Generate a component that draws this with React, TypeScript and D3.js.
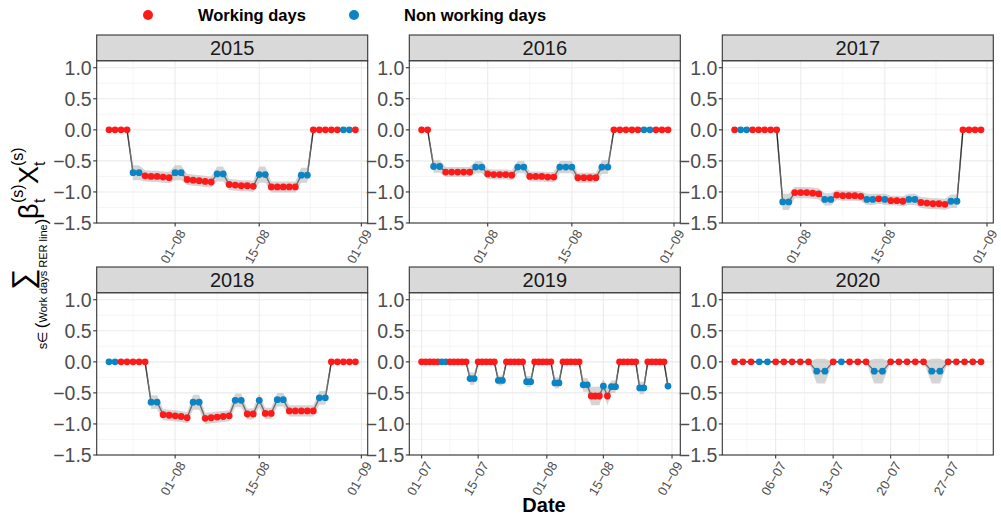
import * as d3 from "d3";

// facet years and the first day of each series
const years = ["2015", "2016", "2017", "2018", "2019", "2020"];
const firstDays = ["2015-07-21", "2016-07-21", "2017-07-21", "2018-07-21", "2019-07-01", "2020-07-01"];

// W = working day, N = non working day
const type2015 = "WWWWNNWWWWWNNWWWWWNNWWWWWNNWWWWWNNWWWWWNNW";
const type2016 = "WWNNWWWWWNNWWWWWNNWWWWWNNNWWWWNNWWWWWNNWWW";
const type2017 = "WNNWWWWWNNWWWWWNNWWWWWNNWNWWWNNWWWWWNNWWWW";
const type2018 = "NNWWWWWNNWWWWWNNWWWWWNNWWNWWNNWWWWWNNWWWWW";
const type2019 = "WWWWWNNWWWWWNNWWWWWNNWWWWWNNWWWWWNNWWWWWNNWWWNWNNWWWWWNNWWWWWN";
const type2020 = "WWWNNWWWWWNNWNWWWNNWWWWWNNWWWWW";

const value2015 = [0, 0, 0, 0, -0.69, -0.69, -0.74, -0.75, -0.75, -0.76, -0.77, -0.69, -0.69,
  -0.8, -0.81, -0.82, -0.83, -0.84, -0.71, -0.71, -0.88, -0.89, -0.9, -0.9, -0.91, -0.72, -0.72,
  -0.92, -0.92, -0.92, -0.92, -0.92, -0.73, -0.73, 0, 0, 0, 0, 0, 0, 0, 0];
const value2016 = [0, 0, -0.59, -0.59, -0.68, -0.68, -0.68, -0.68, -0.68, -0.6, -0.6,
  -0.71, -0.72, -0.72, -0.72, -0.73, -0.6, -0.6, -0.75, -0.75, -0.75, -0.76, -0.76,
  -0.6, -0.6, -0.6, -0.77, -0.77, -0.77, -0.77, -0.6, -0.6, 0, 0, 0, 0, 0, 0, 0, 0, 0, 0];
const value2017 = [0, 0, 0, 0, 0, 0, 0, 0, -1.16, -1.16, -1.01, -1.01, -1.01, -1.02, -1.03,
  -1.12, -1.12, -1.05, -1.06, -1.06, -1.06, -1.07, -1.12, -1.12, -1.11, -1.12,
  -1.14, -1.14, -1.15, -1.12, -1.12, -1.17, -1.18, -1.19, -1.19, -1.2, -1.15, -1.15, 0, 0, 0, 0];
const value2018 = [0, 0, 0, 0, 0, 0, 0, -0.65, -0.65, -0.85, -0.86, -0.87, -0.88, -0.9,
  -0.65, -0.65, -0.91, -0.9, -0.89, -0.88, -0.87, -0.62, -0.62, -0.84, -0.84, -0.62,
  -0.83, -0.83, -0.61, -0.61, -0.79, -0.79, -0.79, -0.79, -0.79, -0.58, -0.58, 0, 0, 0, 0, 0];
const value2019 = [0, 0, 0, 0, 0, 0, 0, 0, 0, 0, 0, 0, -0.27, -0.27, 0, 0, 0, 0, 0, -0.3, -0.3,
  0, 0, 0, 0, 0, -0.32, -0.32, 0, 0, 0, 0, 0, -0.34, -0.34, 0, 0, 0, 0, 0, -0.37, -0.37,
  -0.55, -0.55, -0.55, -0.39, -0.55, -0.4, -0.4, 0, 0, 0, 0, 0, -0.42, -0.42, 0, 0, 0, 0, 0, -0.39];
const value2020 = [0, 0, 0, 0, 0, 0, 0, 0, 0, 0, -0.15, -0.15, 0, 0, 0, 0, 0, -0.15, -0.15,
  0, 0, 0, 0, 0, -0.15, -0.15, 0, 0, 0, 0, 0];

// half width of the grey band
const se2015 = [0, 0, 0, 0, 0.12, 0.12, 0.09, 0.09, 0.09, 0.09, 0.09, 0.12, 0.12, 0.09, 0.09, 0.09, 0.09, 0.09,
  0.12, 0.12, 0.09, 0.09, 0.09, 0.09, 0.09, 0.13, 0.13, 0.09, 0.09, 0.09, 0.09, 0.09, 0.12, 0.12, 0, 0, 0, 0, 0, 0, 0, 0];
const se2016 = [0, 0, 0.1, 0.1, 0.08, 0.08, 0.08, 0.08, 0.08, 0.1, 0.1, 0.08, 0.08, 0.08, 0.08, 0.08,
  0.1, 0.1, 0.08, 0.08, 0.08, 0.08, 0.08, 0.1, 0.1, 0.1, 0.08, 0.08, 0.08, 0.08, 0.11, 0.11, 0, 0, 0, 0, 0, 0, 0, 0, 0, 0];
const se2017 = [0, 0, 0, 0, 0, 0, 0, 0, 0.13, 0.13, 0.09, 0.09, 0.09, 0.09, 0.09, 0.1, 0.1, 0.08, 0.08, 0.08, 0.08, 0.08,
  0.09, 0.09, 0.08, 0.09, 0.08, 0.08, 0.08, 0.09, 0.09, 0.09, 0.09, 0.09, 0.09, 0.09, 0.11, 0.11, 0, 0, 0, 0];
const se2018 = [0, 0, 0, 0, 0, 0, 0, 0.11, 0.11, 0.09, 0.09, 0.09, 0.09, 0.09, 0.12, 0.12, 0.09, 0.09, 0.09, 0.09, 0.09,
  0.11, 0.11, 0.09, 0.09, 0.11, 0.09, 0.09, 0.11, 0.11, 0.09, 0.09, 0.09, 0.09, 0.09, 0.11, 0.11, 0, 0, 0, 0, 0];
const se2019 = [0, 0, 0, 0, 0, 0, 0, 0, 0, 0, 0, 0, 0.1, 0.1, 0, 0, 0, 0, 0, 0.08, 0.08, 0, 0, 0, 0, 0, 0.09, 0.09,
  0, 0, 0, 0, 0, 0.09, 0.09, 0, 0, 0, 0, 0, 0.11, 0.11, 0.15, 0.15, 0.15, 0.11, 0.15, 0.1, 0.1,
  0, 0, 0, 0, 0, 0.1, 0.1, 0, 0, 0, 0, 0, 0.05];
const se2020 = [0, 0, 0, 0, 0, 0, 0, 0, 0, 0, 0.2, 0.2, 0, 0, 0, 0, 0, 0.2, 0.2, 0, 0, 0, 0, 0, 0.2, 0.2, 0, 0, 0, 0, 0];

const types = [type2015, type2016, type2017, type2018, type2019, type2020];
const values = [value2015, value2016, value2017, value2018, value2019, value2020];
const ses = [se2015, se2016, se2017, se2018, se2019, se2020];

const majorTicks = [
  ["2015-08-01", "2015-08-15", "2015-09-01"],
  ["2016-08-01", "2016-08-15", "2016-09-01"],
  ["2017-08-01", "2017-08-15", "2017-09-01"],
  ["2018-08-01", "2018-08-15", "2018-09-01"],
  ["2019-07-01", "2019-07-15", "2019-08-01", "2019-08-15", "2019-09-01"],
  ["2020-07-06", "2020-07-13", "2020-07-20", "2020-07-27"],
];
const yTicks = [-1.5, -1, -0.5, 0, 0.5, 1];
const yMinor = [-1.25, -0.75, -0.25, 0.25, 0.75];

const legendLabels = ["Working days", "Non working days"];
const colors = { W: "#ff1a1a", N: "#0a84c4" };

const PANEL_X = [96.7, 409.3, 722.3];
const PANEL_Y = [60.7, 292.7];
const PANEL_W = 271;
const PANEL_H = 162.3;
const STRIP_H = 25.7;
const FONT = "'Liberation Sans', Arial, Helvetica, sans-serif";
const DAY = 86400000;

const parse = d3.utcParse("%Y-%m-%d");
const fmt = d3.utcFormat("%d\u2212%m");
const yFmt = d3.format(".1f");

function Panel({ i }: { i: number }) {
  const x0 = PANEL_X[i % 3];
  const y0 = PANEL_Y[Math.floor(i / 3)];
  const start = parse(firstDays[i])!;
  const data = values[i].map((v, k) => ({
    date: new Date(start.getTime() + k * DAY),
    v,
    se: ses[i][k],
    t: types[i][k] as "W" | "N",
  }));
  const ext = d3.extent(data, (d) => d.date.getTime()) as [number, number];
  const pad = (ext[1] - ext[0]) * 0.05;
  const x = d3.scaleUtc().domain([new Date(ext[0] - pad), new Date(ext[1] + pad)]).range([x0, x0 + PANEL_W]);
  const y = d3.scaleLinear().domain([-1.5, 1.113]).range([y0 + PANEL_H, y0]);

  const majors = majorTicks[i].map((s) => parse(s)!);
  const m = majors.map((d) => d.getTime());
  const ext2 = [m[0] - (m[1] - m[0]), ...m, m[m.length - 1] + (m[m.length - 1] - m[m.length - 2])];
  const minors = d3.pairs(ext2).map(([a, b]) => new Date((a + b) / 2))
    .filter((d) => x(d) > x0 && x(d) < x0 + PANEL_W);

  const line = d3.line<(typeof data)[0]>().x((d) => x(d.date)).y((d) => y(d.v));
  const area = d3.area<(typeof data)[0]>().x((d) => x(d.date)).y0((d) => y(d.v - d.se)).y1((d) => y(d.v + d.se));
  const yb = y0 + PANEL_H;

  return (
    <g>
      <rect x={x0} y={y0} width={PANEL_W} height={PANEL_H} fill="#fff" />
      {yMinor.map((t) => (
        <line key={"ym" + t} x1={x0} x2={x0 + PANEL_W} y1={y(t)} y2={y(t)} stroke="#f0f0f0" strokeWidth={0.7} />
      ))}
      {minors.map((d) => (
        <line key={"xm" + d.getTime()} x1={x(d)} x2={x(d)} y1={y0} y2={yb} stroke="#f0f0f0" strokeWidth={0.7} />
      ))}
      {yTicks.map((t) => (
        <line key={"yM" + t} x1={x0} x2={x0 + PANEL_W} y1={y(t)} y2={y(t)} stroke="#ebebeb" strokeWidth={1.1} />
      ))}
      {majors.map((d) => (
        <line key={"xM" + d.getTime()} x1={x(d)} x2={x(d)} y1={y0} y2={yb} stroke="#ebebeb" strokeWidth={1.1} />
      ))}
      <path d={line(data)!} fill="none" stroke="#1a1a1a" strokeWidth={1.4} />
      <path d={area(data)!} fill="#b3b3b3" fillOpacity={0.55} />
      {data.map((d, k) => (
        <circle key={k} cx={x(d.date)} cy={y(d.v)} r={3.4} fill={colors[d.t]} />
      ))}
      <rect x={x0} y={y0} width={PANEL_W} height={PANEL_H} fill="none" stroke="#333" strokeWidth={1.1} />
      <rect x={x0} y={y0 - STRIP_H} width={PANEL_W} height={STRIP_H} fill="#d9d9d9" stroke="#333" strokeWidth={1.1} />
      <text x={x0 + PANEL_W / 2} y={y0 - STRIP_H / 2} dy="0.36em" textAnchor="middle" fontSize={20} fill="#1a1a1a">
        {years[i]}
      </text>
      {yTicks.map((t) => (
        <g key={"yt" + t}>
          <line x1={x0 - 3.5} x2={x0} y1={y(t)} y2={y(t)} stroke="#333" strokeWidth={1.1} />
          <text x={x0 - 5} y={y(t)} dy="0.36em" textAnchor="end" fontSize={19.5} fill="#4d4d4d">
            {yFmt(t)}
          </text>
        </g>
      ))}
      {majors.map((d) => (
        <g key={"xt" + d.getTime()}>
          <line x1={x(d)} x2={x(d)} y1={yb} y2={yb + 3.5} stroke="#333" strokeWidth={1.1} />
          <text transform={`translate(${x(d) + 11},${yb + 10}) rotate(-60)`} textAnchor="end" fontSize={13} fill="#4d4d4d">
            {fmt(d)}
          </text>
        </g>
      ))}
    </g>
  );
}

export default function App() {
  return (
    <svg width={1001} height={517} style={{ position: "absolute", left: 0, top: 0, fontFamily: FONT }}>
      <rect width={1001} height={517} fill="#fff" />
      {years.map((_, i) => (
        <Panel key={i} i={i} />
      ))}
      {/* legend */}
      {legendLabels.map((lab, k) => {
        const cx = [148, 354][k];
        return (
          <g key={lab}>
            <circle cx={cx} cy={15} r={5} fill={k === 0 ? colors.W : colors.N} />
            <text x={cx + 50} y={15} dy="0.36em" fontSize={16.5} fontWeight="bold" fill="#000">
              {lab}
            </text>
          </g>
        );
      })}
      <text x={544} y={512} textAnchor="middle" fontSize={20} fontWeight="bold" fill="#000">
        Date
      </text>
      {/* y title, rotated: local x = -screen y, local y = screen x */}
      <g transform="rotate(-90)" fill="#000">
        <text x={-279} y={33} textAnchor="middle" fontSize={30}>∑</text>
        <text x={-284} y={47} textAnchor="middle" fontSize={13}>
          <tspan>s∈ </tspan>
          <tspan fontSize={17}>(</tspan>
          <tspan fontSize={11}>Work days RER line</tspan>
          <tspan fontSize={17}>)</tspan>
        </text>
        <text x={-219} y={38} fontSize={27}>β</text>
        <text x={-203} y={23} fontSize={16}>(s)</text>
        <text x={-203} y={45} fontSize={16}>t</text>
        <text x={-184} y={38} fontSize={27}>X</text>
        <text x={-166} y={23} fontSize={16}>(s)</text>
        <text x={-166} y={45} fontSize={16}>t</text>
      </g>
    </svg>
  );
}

::::::::::

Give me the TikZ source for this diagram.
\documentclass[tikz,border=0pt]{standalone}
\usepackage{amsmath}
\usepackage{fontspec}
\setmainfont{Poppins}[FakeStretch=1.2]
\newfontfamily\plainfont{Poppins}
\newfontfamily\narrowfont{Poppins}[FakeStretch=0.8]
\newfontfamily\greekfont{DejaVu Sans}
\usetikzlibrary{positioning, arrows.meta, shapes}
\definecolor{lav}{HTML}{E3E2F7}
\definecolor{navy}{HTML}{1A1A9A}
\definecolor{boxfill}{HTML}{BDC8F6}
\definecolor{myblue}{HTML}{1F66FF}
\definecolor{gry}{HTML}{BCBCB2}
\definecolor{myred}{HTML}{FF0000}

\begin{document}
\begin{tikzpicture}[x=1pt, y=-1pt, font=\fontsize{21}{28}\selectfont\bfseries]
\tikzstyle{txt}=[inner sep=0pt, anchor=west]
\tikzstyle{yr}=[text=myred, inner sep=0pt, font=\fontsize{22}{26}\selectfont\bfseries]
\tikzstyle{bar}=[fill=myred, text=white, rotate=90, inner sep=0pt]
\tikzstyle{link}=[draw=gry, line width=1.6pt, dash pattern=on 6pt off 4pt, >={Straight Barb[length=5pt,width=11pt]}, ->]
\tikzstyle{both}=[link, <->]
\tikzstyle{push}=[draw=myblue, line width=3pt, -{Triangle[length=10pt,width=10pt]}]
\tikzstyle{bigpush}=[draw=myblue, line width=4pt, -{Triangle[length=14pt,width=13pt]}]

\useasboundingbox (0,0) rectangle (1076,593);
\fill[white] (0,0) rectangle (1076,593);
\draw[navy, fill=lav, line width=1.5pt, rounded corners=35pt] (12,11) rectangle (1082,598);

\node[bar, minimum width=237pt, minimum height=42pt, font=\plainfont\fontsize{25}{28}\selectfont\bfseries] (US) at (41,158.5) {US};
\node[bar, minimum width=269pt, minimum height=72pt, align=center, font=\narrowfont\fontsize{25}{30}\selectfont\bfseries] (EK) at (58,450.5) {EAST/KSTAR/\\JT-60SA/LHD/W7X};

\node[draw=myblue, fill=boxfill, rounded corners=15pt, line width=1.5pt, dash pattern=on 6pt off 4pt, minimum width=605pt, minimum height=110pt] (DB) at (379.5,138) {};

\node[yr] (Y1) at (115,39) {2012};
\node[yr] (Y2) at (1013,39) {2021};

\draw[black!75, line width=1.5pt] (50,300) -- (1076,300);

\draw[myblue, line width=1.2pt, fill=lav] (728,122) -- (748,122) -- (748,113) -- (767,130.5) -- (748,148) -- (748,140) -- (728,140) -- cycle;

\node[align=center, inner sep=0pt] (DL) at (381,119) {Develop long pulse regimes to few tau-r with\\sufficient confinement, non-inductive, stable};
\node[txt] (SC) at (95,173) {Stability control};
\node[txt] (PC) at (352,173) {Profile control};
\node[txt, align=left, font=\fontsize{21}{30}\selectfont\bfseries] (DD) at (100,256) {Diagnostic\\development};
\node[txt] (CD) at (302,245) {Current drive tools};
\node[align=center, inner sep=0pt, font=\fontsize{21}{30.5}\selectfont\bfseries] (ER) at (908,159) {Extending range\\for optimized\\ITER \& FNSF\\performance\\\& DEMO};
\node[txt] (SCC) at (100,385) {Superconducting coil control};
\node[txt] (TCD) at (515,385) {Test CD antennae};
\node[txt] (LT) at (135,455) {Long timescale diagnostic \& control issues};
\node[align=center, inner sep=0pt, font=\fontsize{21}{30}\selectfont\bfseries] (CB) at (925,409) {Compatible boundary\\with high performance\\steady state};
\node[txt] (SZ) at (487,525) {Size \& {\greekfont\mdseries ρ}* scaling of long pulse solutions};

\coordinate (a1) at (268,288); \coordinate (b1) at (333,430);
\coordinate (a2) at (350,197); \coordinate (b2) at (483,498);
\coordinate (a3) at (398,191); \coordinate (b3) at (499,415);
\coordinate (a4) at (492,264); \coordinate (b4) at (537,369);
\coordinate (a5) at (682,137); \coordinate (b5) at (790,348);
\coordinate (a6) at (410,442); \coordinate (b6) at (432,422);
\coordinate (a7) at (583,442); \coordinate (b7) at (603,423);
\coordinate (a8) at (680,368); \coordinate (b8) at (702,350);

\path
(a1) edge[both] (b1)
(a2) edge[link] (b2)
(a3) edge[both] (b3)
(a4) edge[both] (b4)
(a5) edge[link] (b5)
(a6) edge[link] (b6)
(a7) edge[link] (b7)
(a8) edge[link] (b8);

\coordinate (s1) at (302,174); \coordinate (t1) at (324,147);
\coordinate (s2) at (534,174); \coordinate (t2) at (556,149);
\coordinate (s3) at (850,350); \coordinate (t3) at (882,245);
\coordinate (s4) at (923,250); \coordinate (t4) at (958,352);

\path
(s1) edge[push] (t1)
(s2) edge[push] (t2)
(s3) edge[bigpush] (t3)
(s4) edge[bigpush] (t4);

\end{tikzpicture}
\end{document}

::::::::::

Description of the task: Write out every line of the data that holds the word "this".

Task response:
Generate a component that draws this with React, TypeScript and D3.js.
Give me the TikZ source for this diagram.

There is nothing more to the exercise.